Sunday 3 September 2006

NAY-chur

Originally published 8/25/06 Mississippi Weekender

I love critters.

My dictionary of critters is almost all mammals, which definitely includes my husband, dog and kitten. Critters are not birds, spiders, or crickets, nor or they anything creepy-crawly, except for snakes. Snakes somehow fit into my critter kingdom. Critters are furry, possibly rodent-y, and will most likely eat something you don’t want them to (gardens and garbage), appear where you least expect them (snake slithering over your toes as you step outside) or take up habitation in a most undesirable place (your house, car or spare bedroom or office chair searching porn on the internet).
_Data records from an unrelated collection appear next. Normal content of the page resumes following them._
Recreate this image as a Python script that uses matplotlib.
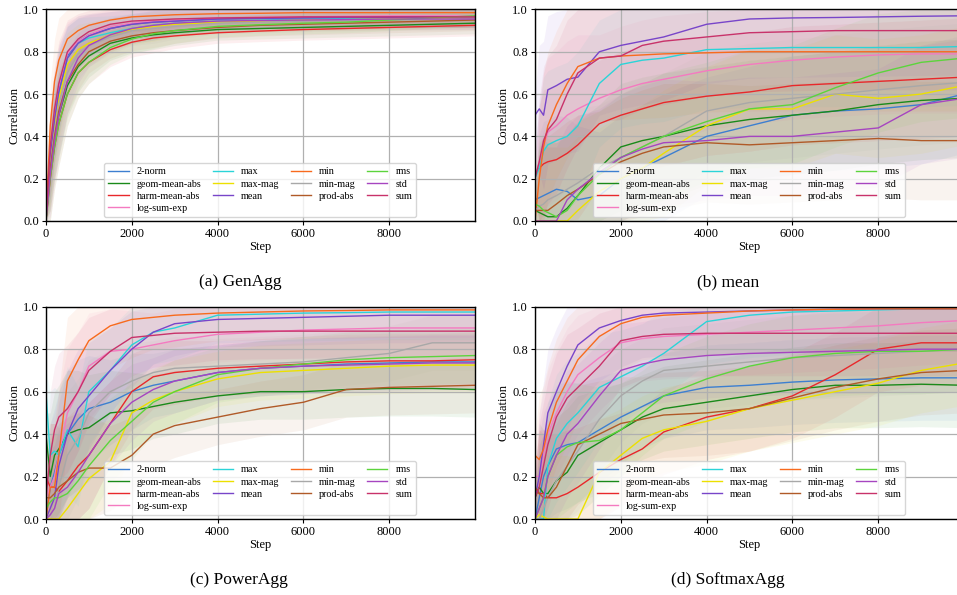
import numpy as np
import matplotlib.pyplot as plt

plt.rcParams['font.family'] = 'serif'
plt.rcParams['font.serif'] = ['Liberation Serif', 'DejaVu Serif']

steps = [0, 100, 200, 300, 500, 750, 1000, 1500, 2000, 2500, 3000,
         4000, 5000, 6000, 7000, 8000, 9000, 9990]

names = ['2-norm', 'geom-mean-abs', 'harm-mean-abs', 'log-sum-exp',
         'max', 'max-mag', 'mean', 'min', 'min-mag', 'prod-abs',
         'rms', 'std', 'sum']
colors = ['#3d7fd0', '#1a8a1a', '#e8282b', '#f47ac0',
          '#2ad4d8', '#ece000', '#7845c9', '#f86a1d', '#a8a8a8', '#b05a28',
          '#5cd43c', '#a645c0', '#c8326a']

# (a) GenAgg
genagg = {
    '2-norm':        [0, .32, .50, .63, .78, .85, .88, .91, .93, .94, .945, .955, .958, .96, .962, .965, .965, .965],
    'geom-mean-abs': [0, .25, .40, .50, .64, .73, .78, .84, .865, .88, .89, .905, .91, .915, .92, .925, .93, .935],
    'harm-mean-abs': [0, .20, .35, .46, .60, .70, .75, .81, .845, .865, .875, .89, .898, .905, .91, .915, .92, .925],
    'log-sum-exp':   [0, .33, .50, .63, .79, .85, .88, .92, .935, .945, .95, .96, .963, .965, .968, .97, .97, .97],
    'max':           [0, .30, .48, .60, .77, .84, .865, .89, .91, .925, .935, .945, .95, .955, .958, .96, .963, .965],
    'max-mag':       [0, .28, .45, .58, .74, .81, .84, .88, .905, .92, .93, .94, .945, .95, .952, .955, .958, .96],
    'mean':          [0, .30, .48, .61, .77, .84, .875, .91, .93, .94, .945, .955, .958, .96, .962, .963, .965, .965],
    'min':           [0, .45, .66, .76, .86, .90, .925, .95, .965, .97, .975, .98, .982, .985, .985, .985, .985, .985],
    'min-mag':       [0, .27, .42, .55, .70, .79, .83, .87, .90, .91, .92, .935, .94, .945, .948, .95, .952, .955],
    'prod-abs':      [0, .25, .40, .52, .66, .74, .80, .85, .875, .89, .90, .915, .925, .93, .935, .94, .945, .95],
    'rms':           [0, .20, .35, .46, .60, .70, .75, .82, .86, .885, .90, .92, .928, .935, .94, .95, .96, .97],
    'std':           [0, .22, .38, .50, .66, .77, .83, .88, .91, .925, .935, .945, .948, .95, .952, .955, .955, .955],
    'sum':           [0, .35, .53, .65, .80, .86, .895, .93, .945, .95, .955, .96, .962, .965, .965, .965, .965, .965],
}
genagg_spread = [0, .2, .2, .2, .15, .12, .1, .08, .07, .07, .06, .05, .05, .05, .05, .05, .05, .05]

# (b) mean
meanagg = {
    '2-norm':        [.10, .11, .12, .13, .15, .14, .10, .12, .20, .25, .30, .40, .45, .50, .52, .53, .55, .60],
    'geom-mean-abs': [.05, .04, .03, .02, .02, .06, .12, .25, .35, .38, .40, .45, .48, .50, .52, .55, .57, .58],
    'harm-mean-abs': [.22, .25, .27, .28, .29, .32, .36, .46, .50, .53, .56, .59, .61, .64, .65, .66, .67, .68],
    'log-sum-exp':   [.20, .28, .35, .42, .45, .50, .53, .58, .62, .65, .67, .71, .74, .76, .775, .785, .79, .79],
    'max':           [.20, .25, .33, .36, .38, .40, .45, .65, .74, .76, .77, .81, .815, .82, .82, .82, .82, .825],
    'max-mag':       [0, 0, 0, 0, 0, 0, .05, .14, .20, .25, .32, .45, .53, .53, .60, .58, .60, .64],
    'mean':          [.50, .53, .50, .62, .64, .67, .68, .80, .83, .85, .87, .93, .955, .96, .962, .965, .968, .97],
    'min':           [0, .20, .35, .45, .55, .65, .73, .77, .78, .785, .79, .795, .80, .80, .80, .80, .80, .80],
    'min-mag':       [.05, .07, .08, .10, .12, .15, .18, .25, .30, .35, .40, .52, .56, .58, .60, .62, .64, .655],
    'prod-abs':      [.05, .05, .05, .05, .08, .12, .15, .22, .28, .32, .35, .37, .36, .37, .38, .39, .38, .38],
    'rms':           [.08, .07, .05, .04, .02, .05, .12, .22, .30, .35, .40, .47, .53, .55, .63, .70, .75, .77],
    'std':           [0, 0, 0, 0, 0, .10, .15, .23, .30, .34, .37, .38, .40, .40, .42, .44, .55, .58],
    'sum':           [.20, .28, .38, .43, .48, .60, .70, .77, .78, .83, .85, .87, .89, .895, .90, .90, .90, .90],
}
meanagg_spread = [.1, .3, .35, .35, .35, .35, .35, .3, .3, .3, .3, .28, .28, .28, .28, .28, .28, .28]

# (c) PowerAgg
poweragg = {
    '2-norm':        [0, .15, .22, .30, .40, .47, .52, .55, .60, .63, .65, .69, .71, .72, .73, .735, .74, .74],
    'geom-mean-abs': [.40, .20, .30, .33, .40, .42, .43, .50, .51, .53, .55, .58, .60, .60, .61, .615, .615, .61],
    'harm-mean-abs': [.20, .15, .15, .13, .18, .25, .30, .45, .60, .67, .69, .71, .72, .73, .74, .745, .745, .75],
    'log-sum-exp':   [.10, .15, .20, .30, .50, .60, .72, .79, .80, .82, .84, .87, .88, .89, .895, .90, .90, .90],
    'max':           [.60, .30, .32, .30, .42, .34, .60, .70, .82, .88, .90, .96, .965, .97, .972, .975, .975, .975],
    'max-mag':       [0, 0, 0, 0, .05, .12, .19, .27, .50, .56, .60, .66, .69, .70, .71, .72, .725, .725],
    'mean':          [0, .05, .10, .25, .40, .52, .58, .70, .80, .88, .92, .94, .945, .95, .955, .96, .96, .96],
    'min':           [0, .15, .15, .30, .65, .75, .84, .91, .94, .95, .96, .97, .975, .98, .982, .985, .985, .985],
    'min-mag':       [0, .02, .05, .15, .30, .38, .50, .60, .65, .69, .71, .72, .73, .74, .76, .78, .83, .83],
    'prod-abs':      [.10, .10, .12, .15, .18, .22, .24, .24, .30, .40, .44, .48, .52, .55, .61, .62, .625, .63],
    'rms':           [.05, .08, .10, .10, .12, .18, .25, .37, .46, .55, .60, .68, .71, .73, .75, .76, .765, .77],
    'std':           [0, .02, .05, .12, .15, .22, .30, .45, .55, .61, .65, .69, .71, .72, .725, .73, .735, .735],
    'sum':           [.10, .30, .42, .48, .52, .60, .70, .79, .855, .865, .875, .88, .885, .885, .885, .885, .885, .885],
}
poweragg_spread = [.1, .3, .3, .3, .3, .28, .25, .2, .18, .15, .15, .13, .13, .13, .13, .13, .13, .13]

# (d) SoftmaxAgg
softmaxagg = {
    '2-norm':        [0, .10, .20, .25, .33, .35, .36, .42, .48, .53, .58, .62, .63, .645, .655, .66, .665, .665],
    'geom-mean-abs': [.10, .15, .12, .12, .18, .22, .30, .36, .42, .48, .52, .55, .58, .61, .63, .63, .635, .63],
    'harm-mean-abs': [.15, .12, .12, .10, .10, .12, .15, .22, .28, .33, .41, .48, .52, .58, .68, .80, .83, .83],
    'log-sum-exp':   [.20, .20, .30, .40, .50, .60, .68, .76, .83, .85, .86, .87, .88, .89, .90, .91, .925, .935],
    'max':           [0, 0, 0, .25, .38, .45, .50, .62, .67, .72, .78, .93, .96, .975, .98, .985, .99, .99],
    'max-mag':       [0, .02, .01, 0, 0, 0, 0, .22, .30, .38, .42, .46, .52, .56, .60, .64, .70, .735],
    'mean':          [.10, .20, .35, .50, .60, .72, .82, .90, .935, .96, .97, .975, .98, .985, .988, .99, .99, .99],
    'min':           [.30, .28, .33, .42, .55, .65, .75, .86, .92, .95, .96, .97, .98, .985, .988, .99, .99, .99],
    'min-mag':       [0, 0, .05, .10, .18, .25, .32, .47, .58, .65, .70, .72, .74, .76, .77, .78, .79, .80],
    'prod-abs':      [.15, .12, .10, .10, .15, .25, .35, .40, .45, .47, .49, .50, .52, .57, .62, .66, .69, .70],
    'rms':           [0, .05, .10, .20, .30, .34, .36, .37, .42, .50, .58, .66, .72, .76, .78, .79, .79, .80],
    'std':           [0, .05, .10, .20, .30, .40, .45, .58, .70, .73, .75, .77, .78, .785, .79, .795, .80, .80],
    'sum':           [.10, .15, .25, .35, .48, .57, .62, .72, .84, .86, .87, .875, .875, .875, .875, .875, .875, .875],
}
softmaxagg_spread = [.1, .3, .3, .3, .3, .3, .28, .25, .22, .2, .2, .2, .2, .2, .2, .2, .2, .2]


def draw_panel(ax, curves, spread):
    x = np.array(steps)
    s = np.array(spread)
    for name, c in zip(names, colors):
        y = np.array(curves[name])
        ax.fill_between(x, np.clip(y - s, 0, 1), np.clip(y + s, 0, 1),
                        color=c, alpha=0.07, linewidth=0)
    for name, c in zip(names, colors):
        ax.plot(x, curves[name], color=c, linewidth=1.0, label=name)
    ax.set_xlim(0, 9990)
    ax.set_ylim(0, 1.0)
    ax.set_xticks([0, 2000, 4000, 6000, 8000])
    ax.set_yticks([0.0, 0.2, 0.4, 0.6, 0.8, 1.0])
    ax.set_yticklabels(['0.0', '0.2', '0.4', '0.6', '0.8', '1.0'])
    ax.tick_params(labelsize=9, length=3, pad=2)
    ax.grid(True, color='#b0b0b0', linewidth=0.9)
    for sp in ax.spines.values():
        sp.set_linewidth(1.0)
    ax.set_xlabel('Step', fontsize=9, labelpad=1)
    ax.set_ylabel('Correlation', fontsize=9, labelpad=2)
    ax.legend(loc='lower center', ncol=4, fontsize=7.3, labelspacing=0.3,
              columnspacing=1.1, handlelength=2.0, handletextpad=0.8,
              framealpha=0.8, borderaxespad=0.4)


fig = plt.figure(figsize=(9.57, 5.95), dpi=100)
w, h = 0.448, 0.3555
ax_a = fig.add_axes([0.048, 0.6286, w, h])
ax_b = fig.add_axes([0.559, 0.6286, w, h])
ax_c = fig.add_axes([0.048, 0.1277, w, 0.3568])
ax_d = fig.add_axes([0.559, 0.1277, w, 0.3568])

draw_panel(ax_a, genagg, genagg_spread)
draw_panel(ax_b, meanagg, meanagg_spread)
draw_panel(ax_c, poweragg, poweragg_spread)
draw_panel(ax_d, softmaxagg, softmaxagg_spread)

fig.text(240 / 957, 1 - 282 / 595, '(a) GenAgg', ha='center', va='center', fontsize=12.5)
fig.text(728 / 957, 1 - 282 / 595, '(b) mean', ha='center', va='center', fontsize=12.5)
fig.text(239 / 957, 1 - 580 / 595, '(c) PowerAgg', ha='center', va='center', fontsize=12.5)
fig.text(728 / 957, 1 - 580 / 595, '(d) SoftmaxAgg', ha='center', va='center', fontsize=12.5)

fig.savefig('out.png', dpi=100)
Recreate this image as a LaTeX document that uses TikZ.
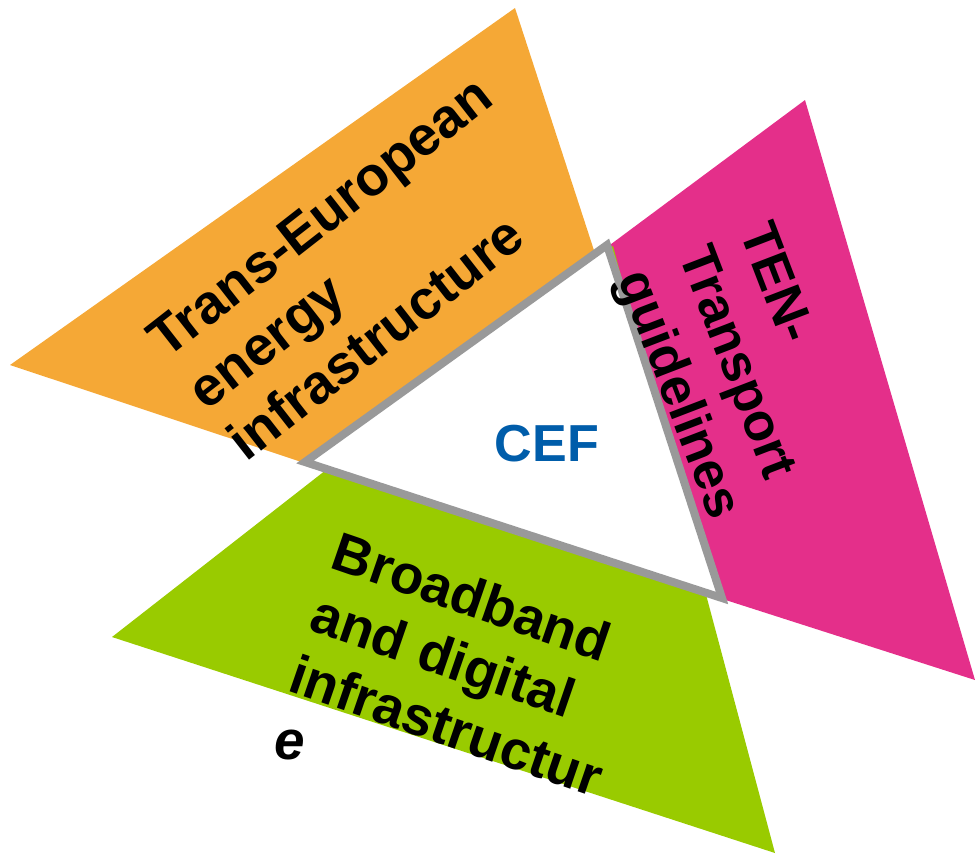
\documentclass[tikz,border=0pt]{standalone}
\usepackage{fontspec}
\setmainfont{Liberation Sans}
\definecolor{energycol}{RGB}{245,168,54}
\definecolor{transcol}{RGB}{228,47,138}
\definecolor{digitcol}{RGB}{153,203,0}
\definecolor{cefgray}{RGB}{153,153,153}
\definecolor{cefblue}{RGB}{0,93,170}

\begin{document}
\begin{tikzpicture}[x = 0.01cm, y = -0.01cm, line join = miter, every node/.style = {inner sep = 0pt, align = left, font = \bfseries\fontsize{15.6}{18.5}\selectfont}]
    \useasboundingbox (0, 0) rectangle (975, 853);
    % corners of the CEF triangle
    \coordinate (c1) at (305, 462);
    \coordinate (c2) at (607, 245);
    \coordinate (c3) at (722, 598);
    \fill[energycol] (515, 8) -- (10, 365) -- (707, 597) -- cycle;
    \fill[transcol] (805, 100) -- (975, 680) -- (311, 467) -- cycle;
    \fill[digitcol] (112, 637) -- (775, 853) -- (613, 246) -- cycle;
    \filldraw[fill = white, draw = cefgray, line width = 0.08cm] (c1) -- (c2) -- (c3) -- cycle;
    \node (energy) at (360, 268) [rotate = 38] {Trans-European\\energy\\infrastructure};
    \node (transport) at (737, 372) [rotate = -69, font = \bfseries\fontsize{15}{18.5}\selectfont] {TEN-\\Transport\\guidelines};
    \node (broadband) at (468, 664) [rotate = -19] {Broadband\\and digital\\infrastructur};
    \node (e) at (290, 745) {\itshape e};
    \node (cef) at (547, 444) [text = cefblue, font = \bfseries\fontsize{14.8}{17}\selectfont] {CEF};
\end{tikzpicture}
\end{document}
Now before you think that I’m some California chick that knows nothing about critter life, let me assure you that I am qualified to discuss this subject. I have camped, hiked, and prayed that a grizzly wouldn’t eat me as it sniffed me from the opposite side of a thin wall in a ghost town where I was camping. I’ve been close enough to tell you that grizzlies smell like garbage, sewer and wet dog all at the same time. But that’s a story for another day. Leave the grizzly experiences for the unfortunate, or, if you find yourself in a grizzly critter situation, pray that you run faster than your companions.

Critter life in Lanark County is fascinating no matter where I go. There’s my friend Roxane, who told me of the battle of the bats in her belfry…oh, I mean her attic, house, family room. The bats almost made her move out, but she got smart, raised the rent, called an expert and sent the bats packing. At least she had the mosquitoes in her living room conquered. But now she has this strange aversion to sunlight…update – two or three bats refuse to move out, and the – ahem, bat-man is a friend of the critters and refuses to help them rid their house of the vampireous critters, even though they’ve paid him about a thousand bucks to do just that….get rid of them…gotta love the critters.

Then there’s Jennifer, a dear friend who has taught me that nature is really na-chur, and even if you stretch a dead snake (that met its demise in her lawnmower) between two sticks to show your children the wonders of decomposition and critter dining habits, this na-chur thing should be appreciated. And she’s right. She points at every butterfly, goose and loon that passes near us, no matter where we are. Look! Na-chur! It’s one of the things that makes Jen, well – Jen, but in the adorably unaffected way she says it, I kind of see na-chur a little differently as well.
Where else can a person drive down a busy highway only to stop and let a mama bear and her two cubs cross? Where else does a wolf take up winter residence across the road from your house, making you wonder if you should take a silver bullet with you when you take the dog out for his constitutional, and yet make you hope you get to see him, just a glimpse, before running like a frightened sissy back into the safety of your house? And where else can you watch the deer eat your crab apples, or drive by and honk at a grazing moose?

I’m sure that others will say that they have better critter life where they live. But the truth is, from where I’ve lived, Lanark County has the best critters, even if they do haunt our belfries, make messes, provide nasty dining extravaganzas for other critters and way too often get in the way of our vehicles. We should feel honoured that they want to hang out with us at all.

And before you get mad at the next critter that tips your garbage cans, remember this. We're moving in to their land, they aren't moving in to ours.